Stated goal ▸
Quote the listing in full, exactly as given, minus any pictures.
◆ ◆ ◆ ◆
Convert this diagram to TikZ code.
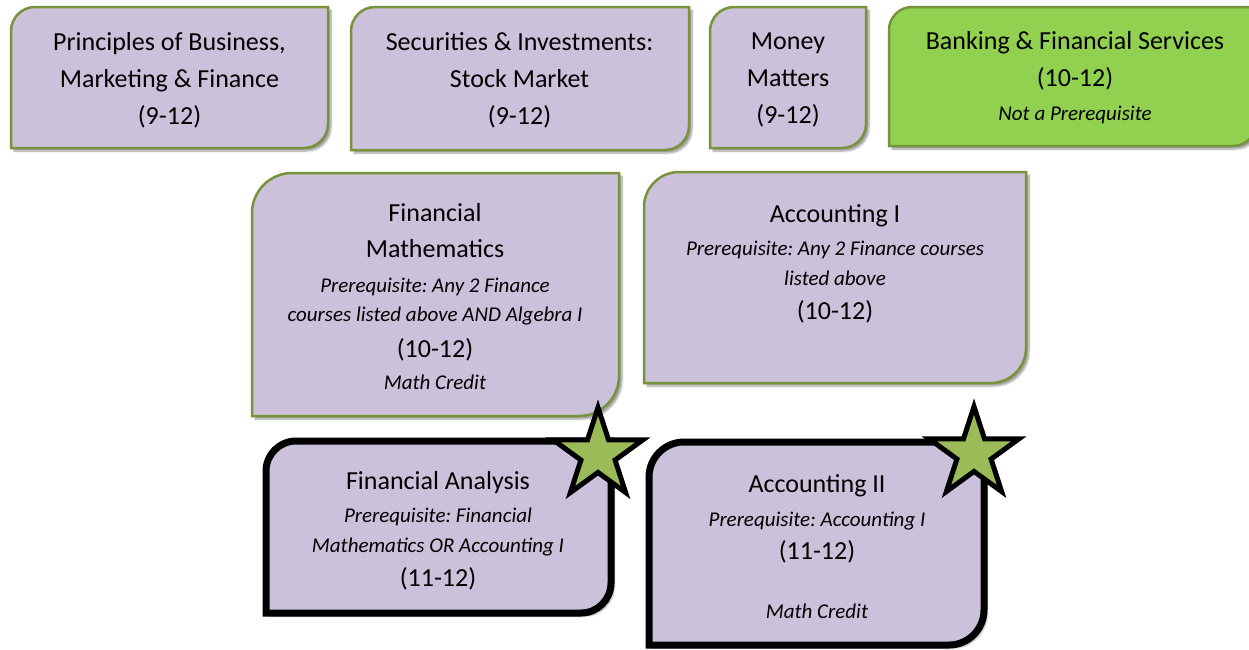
\documentclass[tikz,border=0pt]{standalone}
\usepackage{fontspec}
\setmainfont{Carlito}
\usetikzlibrary{shapes.geometric,shadows.blur}
\definecolor{lavender}{HTML}{CCC1DA}
\definecolor{olivegreen}{HTML}{77933C}
\definecolor{limegreen}{HTML}{92D050}
\definecolor{stargreen}{HTML}{9BBB59}
\frenchspacing
\newcommand{\pre}[1]{{\itshape\fontsize{21}{30}\selectfont #1}}
% box with round top-left and bottom-right corners: [style]{x1}{y1}{x2}{y2}{radius}
\newcommand{\diagbox}[6][]{%
	\draw[#1] (#2,#5) -- (#2,#3+#6) .. controls (#2,#3+0.45*#6) and (#2+0.45*#6,#3) .. (#2+#6,#3)
	-- (#4,#3) -- (#4,#5-#6) .. controls (#4,#5-0.45*#6) and (#4-0.45*#6,#5) .. (#4-#6,#5) -- cycle;}
\begin{document}
\begin{tikzpicture}[x=1pt,y=-1pt,
	course/.style={draw=olivegreen,line width=2.5pt,fill=lavender,
		blur shadow={shadow xshift=3pt,shadow yshift=-3pt,shadow blur steps=6}},
	capstone/.style={course,draw=black,line width=7pt},
	coursetext/.style={align=center,inner sep=0pt,font=\fontsize{26}{37}\selectfont},
	starmark/.style={star,star points=5,star point ratio=2.618,minimum size=94pt,
		inner sep=0pt,draw=black,line width=5pt,fill=stargreen}]
	\useasboundingbox (0,0) rectangle (1249,649);
	% first row: 9-12 courses
	\diagbox[course]{11}{7}{328}{148}{24}
	\diagbox[course]{351}{7}{689}{150}{24}
	\diagbox[course]{710}{7}{866}{148}{24}
	\diagbox[course,fill=limegreen]{889}{7}{1256}{146}{23}
	\node[coursetext] (business) at (169.5,80) {Principles of Business,\\Marketing \& Finance\\(9-12)};
	\node[coursetext] (securities) at (519.5,80) {Securities \& Investments:\\Stock Market\\(9-12)};
	\node[coursetext] (money) at (788,80) {Money\\Matters\\(9-12)};
	\node[coursetext] (banking) at (1075,78) {Banking \& Financial Services\\(10-12)\\[-3pt]\pre{Not a Prerequisite}};
	% second row
	\diagbox[course]{252}{173}{619}{416}{40}
	\diagbox[course]{644}{172}{1026}{383}{35}
	\node[coursetext] (finmath) at (435,297) {Financial\\[-1pt]Mathematics\\[-2pt]\pre{Prerequisite: Any 2 Finance}\\[-8pt]\pre{courses listed above AND Algebra I}\\[-1pt](10-12)\\[-5pt]\pre{Math Credit}};
	\node[coursetext] (accounting1) at (835,264) {Accounting I\\[-4pt]\pre{Prerequisite: Any 2 Finance courses}\\[-7pt]\pre{listed above}\\[-3pt](10-12)};
	% third row: starred courses
	\diagbox[capstone]{266}{441}{611}{613}{30}
	\diagbox[capstone]{649}{442}{984}{645}{35}
	\node[coursetext] (analysis) at (438,531) {Financial Analysis\\[-4pt]\pre{Prerequisite: Financial}\\[-7pt]\pre{Mathematics OR Accounting I}\\[-3pt](11-12)};
	\node[coursetext] (accounting2) at (817,547) {Accounting II\\[-3pt]\pre{Prerequisite: Accounting I}\\[-4pt](11-12)\\[22pt]\pre{Math Credit}};
	%draw stars
	\node[starmark] (analysis-star) at (598,454.5) {};
	\node[starmark] (accounting2-star) at (974,453.5) {};
\end{tikzpicture}
\end{document}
◆ ◆ ◆ ◆
Exercise solution ▸
Convert this diagram to TikZ code.
\documentclass[tikz,border=0pt]{standalone}
\usepackage{fontspec}
\setmainfont{Carlito}
\usetikzlibrary{shapes.geometric,shadows.blur}
\definecolor{lavender}{HTML}{CCC1DA}
\definecolor{olivegreen}{HTML}{77933C}
\definecolor{limegreen}{HTML}{92D050}
\definecolor{stargreen}{HTML}{9BBB59}
\frenchspacing
\newcommand{\pre}[1]{{\itshape\fontsize{21}{30}\selectfont #1}}
% box with round top-left and bottom-right corners: [style]{x1}{y1}{x2}{y2}{radius}
\newcommand{\diagbox}[6][]{%
	\draw[#1] (#2,#5) -- (#2,#3+#6) .. controls (#2,#3+0.45*#6) and (#2+0.45*#6,#3) .. (#2+#6,#3)
	-- (#4,#3) -- (#4,#5-#6) .. controls (#4,#5-0.45*#6) and (#4-0.45*#6,#5) .. (#4-#6,#5) -- cycle;}
\begin{document}
\begin{tikzpicture}[x=1pt,y=-1pt,
	course/.style={draw=olivegreen,line width=2.5pt,fill=lavender,
		blur shadow={shadow xshift=3pt,shadow yshift=-3pt,shadow blur steps=6}},
	capstone/.style={course,draw=black,line width=7pt},
	coursetext/.style={align=center,inner sep=0pt,font=\fontsize{26}{37}\selectfont},
	starmark/.style={star,star points=5,star point ratio=2.618,minimum size=94pt,
		inner sep=0pt,draw=black,line width=5pt,fill=stargreen}]
	\useasboundingbox (0,0) rectangle (1249,649);
	% first row: 9-12 courses
	\diagbox[course]{11}{7}{328}{148}{24}
	\diagbox[course]{351}{7}{689}{150}{24}
	\diagbox[course]{710}{7}{866}{148}{24}
	\diagbox[course,fill=limegreen]{889}{7}{1256}{146}{23}
	\node[coursetext] (business) at (169.5,80) {Principles of Business,\\Marketing \& Finance\\(9-12)};
	\node[coursetext] (securities) at (519.5,80) {Securities \& Investments:\\Stock Market\\(9-12)};
	\node[coursetext] (money) at (788,80) {Money\\Matters\\(9-12)};
	\node[coursetext] (banking) at (1075,78) {Banking \& Financial Services\\(10-12)\\[-3pt]\pre{Not a Prerequisite}};
	% second row
	\diagbox[course]{252}{173}{619}{416}{40}
	\diagbox[course]{644}{172}{1026}{383}{35}
	\node[coursetext] (finmath) at (435,297) {Financial\\[-1pt]Mathematics\\[-2pt]\pre{Prerequisite: Any 2 Finance}\\[-8pt]\pre{courses listed above AND Algebra I}\\[-1pt](10-12)\\[-5pt]\pre{Math Credit}};
	\node[coursetext] (accounting1) at (835,264) {Accounting I\\[-4pt]\pre{Prerequisite: Any 2 Finance courses}\\[-7pt]\pre{listed above}\\[-3pt](10-12)};
	% third row: starred courses
	\diagbox[capstone]{266}{441}{611}{613}{30}
	\diagbox[capstone]{649}{442}{984}{645}{35}
	\node[coursetext] (analysis) at (438,531) {Financial Analysis\\[-4pt]\pre{Prerequisite: Financial}\\[-7pt]\pre{Mathematics OR Accounting I}\\[-3pt](11-12)};
	\node[coursetext] (accounting2) at (817,547) {Accounting II\\[-3pt]\pre{Prerequisite: Accounting I}\\[-4pt](11-12)\\[22pt]\pre{Math Credit}};
	%draw stars
	\node[starmark] (analysis-star) at (598,454.5) {};
	\node[starmark] (accounting2-star) at (974,453.5) {};
\end{tikzpicture}
\end{document}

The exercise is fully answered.